NEWARK — Doubt. It can creep in like a vine and tangle the minds of the best of players.
With expectations high this season, Mika Zibanejad admits he has to shear those vines of doubt, learn about bouncing back from struggles, more so mentally than physically. Getting to that mind-set, to a good place, is as important to the 24-year-old center as it is to the Rangers.
Acquired last summer when Derick Brassard was sent to Ottawa, Zibanejad, 24, avoided arbitration in July, agreeing to an 11th-hour, five-year, $26.75-million contract, with an annual salary cap charge of $5.35 million.
With the new deal — and the assignment to fill the skates of Derek Stepan (traded to Arizona) on a team with Stanley Cup aspirations — the bar is high. In his last season in Ottawa, he scored 21 goals and 51 points, numbers very similar to Stepan, who averaged 54 points in his last three seasons with the Blueshirts. His first season with the Rangers imploded, courtesy of a broken leg.
“He understands the pressure and the accountability that comes with that,” coach Alain Vig neault said. “We expect a lot from him, no doubt. The organization went out and gave that young man a five-year deal, so we’re showing him confidence; in return, we expect performance and results from his end.”
Zibanejad, who sat out the first three preseason games with a flu, expected to be a little rusty as he made his preseason debut Saturday night against the Devils. At one point in the 2-1 loss, Zibanejad, held without a point, slammed his stick on the bench door after an ugly power play.
The struggle for the Swedish-born Zibanejad, a thoughtful player who also spent three years as a second-line center in Ottawa, is being unable to quickly forget a setback, like a scoring slump. It’s a situation to which he readily admits, and has been working to correct.
Last season, all the arrows were pointing up for Zibanejad, with 10 points in 19 games, until Nov. 20. Just 41 seconds into overtime against the Florida Panthers at the Garden, he slid and broke his leg crashing into the end boards. He was sidelined almost two months. He returned Jan. 17, and the doubt returned, too.
“I think it took longer than I expected it would take [to forget about the injury],” he said. “They kind of warned me about that, it’s going to kind of linger around.”
Zibanejad scored just nine goals and 13 points in the next 37 games, but had a team-leading nine in the playoffs. Although the Blueshirts were eliminated by the Sens, he had rebounded.

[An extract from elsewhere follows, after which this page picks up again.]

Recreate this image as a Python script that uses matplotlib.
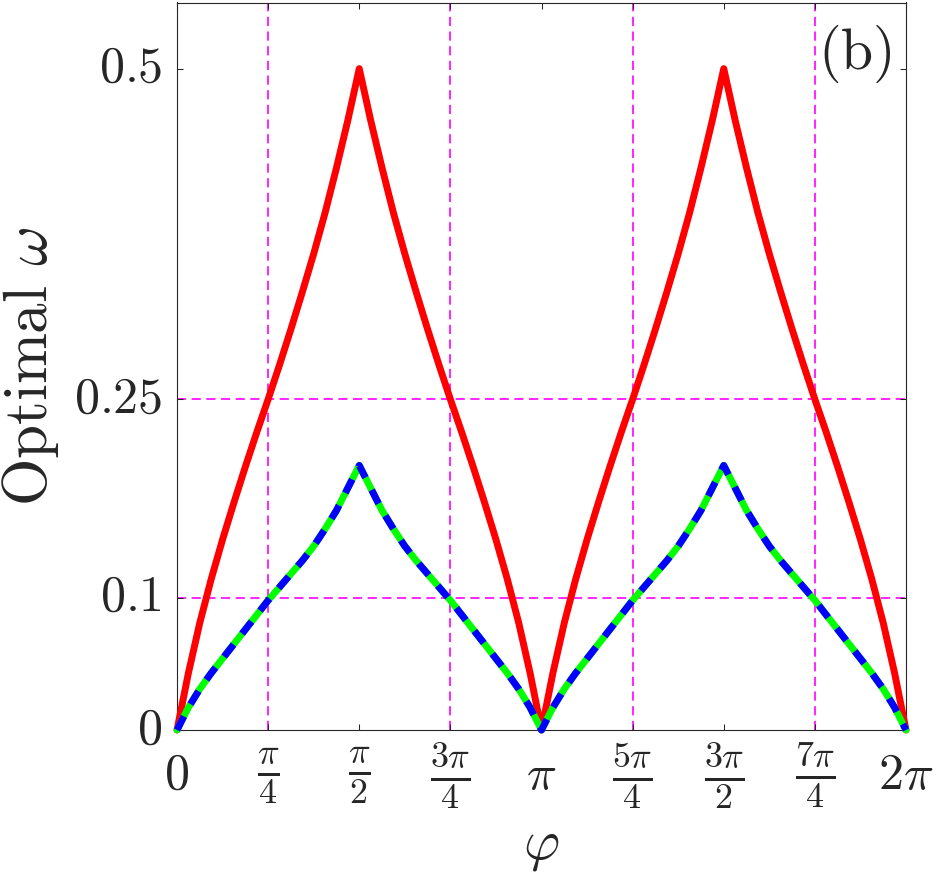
import numpy as np
import matplotlib
matplotlib.use("Agg")
import matplotlib.pyplot as plt
from matplotlib.transforms import ScaledTranslation

plt.rcParams['mathtext.fontset'] = 'cm'
plt.rcParams['font.family'] = 'serif'
plt.rcParams['font.serif'] = ['cmr10']
plt.rcParams['axes.unicode_minus'] = False
plt.rcParams['axes.formatter.use_mathtext'] = True

phi = np.linspace(0, 2 * np.pi, 65)

omega_red = [
    0.000, 0.043, 0.081, 0.114, 0.144, 0.172, 0.199, 0.225, 0.250, 0.276, 0.303, 0.331, 0.360, 0.391, 0.425, 0.461, 0.500,
    0.461, 0.425, 0.391, 0.360, 0.331, 0.303, 0.276, 0.250, 0.225, 0.199, 0.172, 0.144, 0.114, 0.081, 0.043, 0.000,
    0.043, 0.081, 0.114, 0.144, 0.172, 0.199, 0.225, 0.250, 0.276, 0.303, 0.331, 0.360, 0.391, 0.425, 0.461, 0.500,
    0.461, 0.425, 0.391, 0.360, 0.331, 0.303, 0.276, 0.250, 0.225, 0.199, 0.172, 0.144, 0.114, 0.081, 0.043, 0.000,
]

omega_blue = [
    0.000, 0.017, 0.031, 0.043, 0.054, 0.065, 0.076, 0.087, 0.098, 0.108, 0.118, 0.128, 0.139, 0.152, 0.166, 0.183, 0.200,
    0.183, 0.166, 0.152, 0.139, 0.128, 0.118, 0.108, 0.098, 0.087, 0.076, 0.065, 0.054, 0.043, 0.031, 0.017, 0.000,
    0.017, 0.031, 0.043, 0.054, 0.065, 0.076, 0.087, 0.098, 0.108, 0.118, 0.128, 0.139, 0.152, 0.166, 0.183, 0.200,
    0.183, 0.166, 0.152, 0.139, 0.128, 0.118, 0.108, 0.098, 0.087, 0.076, 0.065, 0.054, 0.043, 0.031, 0.017, 0.000,
]
omega_green = omega_blue

ref_phi = [np.pi / 4, 3 * np.pi / 4, 5 * np.pi / 4, 7 * np.pi / 4]
ref_omega = [0.1, 0.25]

xtick_vals = [k * np.pi / 4 for k in range(9)]
xtick_labels = [r'$0$', r'$\frac{\pi}{4}$', r'$\frac{\pi}{2}$', r'$\frac{3\pi}{4}$', r'$\pi$',
                r'$\frac{5\pi}{4}$', r'$\frac{3\pi}{2}$', r'$\frac{7\pi}{4}$', r'$2\pi$']
ytick_vals = [0, 0.1, 0.25, 0.5]
ytick_labels = [r'$0$', r'$0.1$', r'$0.25$', r'$0.5$']

# ---- figure ----
W, H = 936, 875
fig = plt.figure(figsize=(W / 100, H / 100), dpi=100)
ax = fig.add_axes([177 / W, 1 - 730 / H, (906 - 177) / W, (730 - 2.5) / H])

axis_col = '#262626'
mag = '#FF00FF'
for v in ref_phi:
    ax.axvline(v, color=mag, lw=1.2, ls=(0, (5.5, 3.3)), zorder=1)
for h in ref_omega:
    ax.axhline(h, color=mag, lw=1.2, ls=(0, (5.5, 3.3)), zorder=1)

ax.plot(phi, omega_red, color='#FF0000', lw=5, solid_capstyle='round',
        solid_joinstyle='round', zorder=3, clip_on=False)
ax.plot(phi, omega_green, color='#00FF00', lw=5, solid_capstyle='round',
        solid_joinstyle='round', zorder=4, clip_on=False)
ax.plot(phi, omega_blue, color='#0000FF', lw=5, ls=(0, (2.2, 2.0)),
        dash_capstyle='butt', dash_joinstyle='round', zorder=5, clip_on=False)

ax.set_xlim(0, 2 * np.pi)
ax.set_ylim(0, 0.55)

ax.set_xticks(xtick_vals)
ax.set_xticklabels(xtick_labels)
ax.set_yticks(ytick_vals)
ax.set_yticklabels(ytick_labels)

for s in ax.spines.values():
    s.set_color(axis_col)
    s.set_linewidth(0.8)

ax.tick_params(axis='both', which='both', direction='in', length=4.5, width=0.75,
               colors=axis_col, top=True, right=True)
ax.tick_params(axis='x', pad=33, labelsize=36, labelcolor='#262626')
ax.tick_params(axis='y', pad=10.8, labelsize=36, labelcolor='#262626')

for lab in ax.get_xticklabels():
    lab.set_va('center')
    if 'frac' in lab.get_text():
        lab.set_fontsize(37)

off = ScaledTranslation(0, 4.5 / 100, fig.dpi_scale_trans)
for lab in ax.get_yticklabels():
    lab.set_transform(lab.get_transform() + off)

ax.set_xlabel(r'$\varphi$', fontsize=40, color='#262626', va='center')
ax.xaxis.set_label_coords(0.5, (730 - 848) / 727.5)
ax.set_ylabel(r'Optimal $\omega$', fontsize=44, color='#262626', va='center')
ax.yaxis.set_label_coords((30.5 - 177) / 729, 0.5)

ax.text(0.880, 0.909, '(b)', transform=ax.transAxes, fontsize=42,
        ha='left', va='baseline', color='#262626', family='cmr10')

fig.savefig('out.png', dpi=100)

But Zibanejad knew that he had to confront his issues during the summer. He spent time with a sports psychologist whom he called “a shrink guy” and spoke with teammates, including Zuccarello. “I know what the problem is . . . it’s just a mind-set and having a little bit of discussion with the people close to me,” he said. “I think it’s just — not a confidence thing — but if something doesn’t go my way right away that I just keep sticking to it.”